Brussels extends deal over clearing market
BRUSSELS is planning to extend a crucial agreement that protects the multi-trillion euro market in clearing services between London and the European Union after Brexit.
The City dominates the €660 trillion (£565 trillion) market, in which clearing houses guard against defaults that could build up and have systemic consequences in the derivatives markets.
Last year, the European Commission issued a temporary equivalence decision until March 30 2020, which would have allowed existing EU arrangements on central clearing services to continue to apply to the UK post Brexit.
Speaking at the Guildhall in London yesterday, Valdis Dombrovskis, European Commission vice-president said: “Regrettably, the risk to financial stability has not yet been fully removed, because industry has not so far fully prepared.
“Therefore, I intend to propose to renew this time-limited equivalence decision beyond that date, to prepare for any eventuality.”
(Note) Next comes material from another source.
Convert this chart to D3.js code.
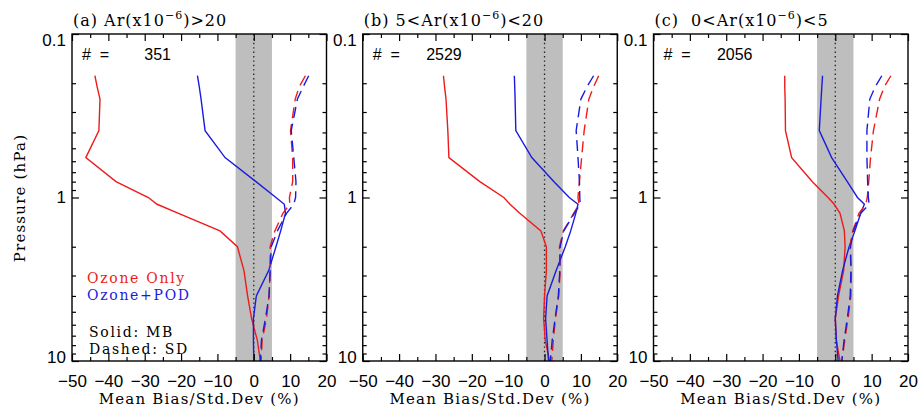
<!DOCTYPE html>
<html>
<head>
<meta charset="utf-8">
<script src="https://cdn.jsdelivr.net/npm/d3@7"></script>
<style>
    body { margin: 0; background: #fff; }
    .tick text { font-family: "Liberation Sans", Arial, sans-serif; font-size: 17px; fill: #000; }
    .lbl { font-family: "DejaVu Serif", serif; fill: #000; white-space: pre; }
    .num { font-family: "Liberation Sans", Arial, sans-serif; font-size: 16px; fill: #000; white-space: pre; }
</style>
</head>
<body>
<div id="chart"></div>
<script>
// pressure levels (hPa), shared by all profiles
const pressure = [0.18, 0.21, 0.25, 0.39, 0.57, 0.8, 1.0, 1.1, 1.25, 1.6, 2.0, 2.8, 4.0, 5.5, 7.5, 10];

// panel labels
const titlePre = ["(a) Ar(x10", "(b) 5<Ar(x10", "(c)  0<Ar(x10"];
const titleSup = "\u22126";
const titlePost = [")>20", ")<20", ")<5"];
const counts = [351, 2529, 2056];

// mean bias (%), one array per panel
const ozoneOnlyMB = [
    [-43.7, -43.1, -42.3, -42.6, -46.2, -37.9, -29.0, -26.6, -20.7, -9.3, -4.5, -2.7, -1.7, -0.6, 1.0, 1.8],
    [-27.8, -27.5, -27.1, -26.6, -26.3, -17.8, -11.2, -9.5, -6.8, -1.0, 0.5, 0.5, 0.0, -0.25, 0.2, 1.4],
    [-13.9, -13.9, -13.8, -13.7, -12.0, -6.3, -2.0, -0.3, 1.3, 2.5, 2.7, 2.3, 0.9, 0.0, 0.3, 1.3]
];
const ozonePodMB = [
    [-15.5, -15.0, -14.5, -13.4, -7.9, 0.6, 6.1, 8.4, 8.7, 7.4, 6.1, 4.1, 0.7, -0.1, -0.1, 0.0],
    [-8.3, -8.2, -8.1, -7.9, -3.5, 2.6, 6.8, 9.2, 8.6, 7.2, 5.7, 3.2, 0.7, 0.3, 0.7, 1.1],
    [-3.5, -3.7, -3.9, -4.4, -1.0, 3.3, 6.1, 8.0, 7.0, 5.4, 3.8, 2.0, 0.6, 0.0, 0.3, 0.8]
];

// standard deviation (%), one array per panel
const ozoneOnlySD = [
    [14.2, 12.5, 11.4, 10.1, 10.7, 10.7, 9.8, 9.9, 8.0, 5.8, 4.5, 4.5, 4.2, 3.5, 2.3, 2.0],
    [14.9, 13.5, 12.2, 10.9, 10.2, 9.6, 9.2, 9.5, 8.0, 5.2, 4.1, 4.3, 3.9, 3.0, 2.4, 2.0],
    [15.3, 13.5, 12.2, 10.5, 9.7, 9.2, 8.8, 8.4, 6.5, 4.8, 4.0, 4.4, 4.3, 3.5, 2.6, 1.8]
];
const ozonePodSD = [
    [15.1, 13.6, 12.0, 10.3, 11.0, 11.6, 11.5, 11.0, 9.0, 6.5, 4.8, 4.5, 4.2, 3.2, 2.1, 1.8],
    [13.5, 11.7, 10.0, 8.7, 9.2, 9.6, 9.7, 9.8, 8.2, 5.3, 4.3, 4.2, 3.8, 2.9, 2.1, 1.6],
    [12.8, 11.0, 9.5, 8.7, 8.7, 8.9, 9.1, 9.3, 7.0, 5.0, 4.2, 4.3, 4.1, 3.3, 2.4, 1.8]
];

const xMajor = [-50, -40, -30, -20, -10, 0, 10, 20];
const xMinor = [-45, -35, -25, -15, -5, 5, 15];
const yMajor = [0.1, 1, 10];
const yMinor = [0.2, 0.3, 0.4, 0.5, 0.6, 0.7, 0.8, 0.9, 2, 3, 4, 5, 6, 7, 8, 9];

const RED = "#ee1b1b", BLUE = "#1b1be0";

const series = [
    { values: ozoneOnlyMB, color: RED, dash: null },
    { values: ozonePodMB, color: BLUE, dash: null },
    { values: ozoneOnlySD, color: RED, dash: "11,6" },
    { values: ozonePodSD, color: BLUE, dash: "11,6" }
];

const W = 919, H = 410;
const left0 = 72, top0 = 34, gap = 290.75;
const pw = 254.5, ph = 327;

const svg = d3.select("#chart")
    .append("svg")
    .attr("width", W)
    .attr("height", H);

// shared y label
svg.append("text")
    .attr("class", "lbl")
    .attr("transform", "translate(25,198) rotate(-90)")
    .attr("text-anchor", "middle")
    .style("font-size", "15px")
    .style("letter-spacing", "1.2px")
    .text("Pressure (hPa)");

const xScale = d3.scaleLinear().domain([-50, 20]).range([0, pw]);
const yScale = d3.scaleLog().domain([0.1, 10]).range([0, ph]);

const line = d3.line()
    .x(d => xScale(d[0]))
    .y(d => yScale(d[1]));

titlePre.forEach((pre, i) => {
    const g = svg.append("g")
        .attr("transform", `translate(${left0 + i * gap},${top0})`);

    // +-5% band
    g.append("rect")
        .attr("x", xScale(-5))
        .attr("width", xScale(5) - xScale(-5))
        .attr("y", 0)
        .attr("height", ph)
        .attr("fill", "#bebebe");

    g.append("line")
        .attr("x1", xScale(0)).attr("x2", xScale(0))
        .attr("y1", 0).attr("y2", ph)
        .attr("stroke", "#222")
        .attr("stroke-width", 1.3)
        .attr("stroke-dasharray", "1.4,3");

    // profiles
    series.forEach(s => {
        g.append("path")
            .attr("d", line(s.values[i].map((v, k) => [v, pressure[k]])))
            .attr("fill", "none")
            .attr("stroke", s.color)
            .attr("stroke-width", 1.4)
            .attr("stroke-dasharray", s.dash);
    });

    // axes, ticks pointing inward
    g.append("g").attr("transform", `translate(0,${ph})`)
        .call(d3.axisBottom(xScale).tickValues(xMajor).tickSize(-7).tickPadding(14));
    g.append("g").attr("transform", `translate(0,${ph})`)
        .call(d3.axisBottom(xScale).tickValues(xMinor).tickSize(-4).tickFormat(""));
    g.append("g")
        .call(d3.axisTop(xScale).tickValues(xMajor).tickSize(-7).tickFormat(""));
    g.append("g")
        .call(d3.axisTop(xScale).tickValues(xMinor).tickSize(-4).tickFormat(""));

    const yl = g.append("g")
        .call(d3.axisLeft(yScale).tickValues(yMajor).tickSize(-7).tickPadding(6).tickFormat(d => d));
    yl.selectAll(".tick text")
        .attr("dy", d => d === 0.1 ? "0.7em" : d === 10 ? "0.1em" : "0.32em");
    g.append("g")
        .call(d3.axisLeft(yScale).tickValues(yMinor).tickSize(-4).tickFormat(""));
    g.append("g").attr("transform", `translate(${pw},0)`)
        .call(d3.axisRight(yScale).tickValues(yMajor).tickSize(-7).tickFormat(""));
    g.append("g").attr("transform", `translate(${pw},0)`)
        .call(d3.axisRight(yScale).tickValues(yMinor).tickSize(-4).tickFormat(""));

    g.selectAll(".domain").remove();
    g.selectAll(".tick line").attr("stroke", "#000").attr("stroke-width", 1.2);

    g.append("rect")
        .attr("width", pw)
        .attr("height", ph)
        .attr("fill", "none")
        .attr("stroke", "#000")
        .attr("stroke-width", 1.4);

    // panel title
    const t = g.append("text")
        .attr("class", "lbl")
        .attr("x", 1)
        .attr("y", -8)
        .style("font-size", "16px")
        .style("letter-spacing", "1px");
    t.append("tspan").text(pre);
    t.append("tspan").attr("dy", -7).style("font-size", "11px").text(titleSup);
    t.append("tspan").attr("dy", 7).text(titlePost[i]);

    // number of profiles
    g.append("text").attr("class", "num").attr("x", 10).attr("y", 26).text("#  =");
    g.append("text").attr("class", "num").attr("x", 99).attr("y", 26)
        .attr("text-anchor", "end").text(counts[i]);

    // x axis title
    g.append("text")
        .attr("class", "lbl")
        .attr("x", pw / 2)
        .attr("y", ph + 43)
        .attr("text-anchor", "middle")
        .style("font-size", "15px")
        .style("letter-spacing", "1.2px")
        .text("Mean Bias/Std.Dev (%)");
});

// legend, first panel only
const legend = [
    { text: "Ozone Only", color: RED, x: 15, y: 249 },
    { text: "Ozone+POD", color: BLUE, x: 15, y: 266 },
    { text: "Solid: MB", color: "#000", x: 17, y: 303 },
    { text: "Dashed: SD", color: "#000", x: 17, y: 320 }
];
const leg = svg.append("g").attr("transform", `translate(${left0},${top0})`);
leg.selectAll("text")
    .data(legend)
    .enter()
    .append("text")
    .attr("class", "lbl")
    .attr("x", d => d.x)
    .attr("y", d => d.y)
    .style("font-size", "14px")
    .style("letter-spacing", "1.7px")
    .style("fill", d => d.color)
    .text(d => d.text);
</script>
</body>
</html>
Mr Dombrovskis did not specify the length of the intended extension.
His comments were welcomed by Andrew Bailey, chief executive of the Financial Conduct Authority (FCA), who said: “This is an important issue with real consequences if not resolved.”
Mr Bailey called in September for Brussels to grant counterparty clearing houses permanent recognition to avoid rising costs and a possible strain on market capacity.
The British Government has already decided to allow UK businesses to use Eu-based clearing houses for three years from the date of Brexit.
In his speech, Mr Dombrovskis said central clearing had been identified as a clear systemic risk in the event of a no-deal Brexit.
“When it comes to considering ‘knowns’ and ‘unknowns’: up to a point we can prepare. But as ever, we have to be ready for the unexpected, and its impact.
“There is still uncertainty about
Brexit, ” he said.
The International Swaps and Derivatives Association (Isda) welcomed Mr Dombrovskis’ proposal.
Roger Cogan, head of European public policy at Isda, said: “Timely adoption of this equivalence decision will remove a great deal of uncertainty over whether EU clearing members would have been able to continue clearing at UK CCPS [central counterparties]. This would likely have led to very significant market disruption.”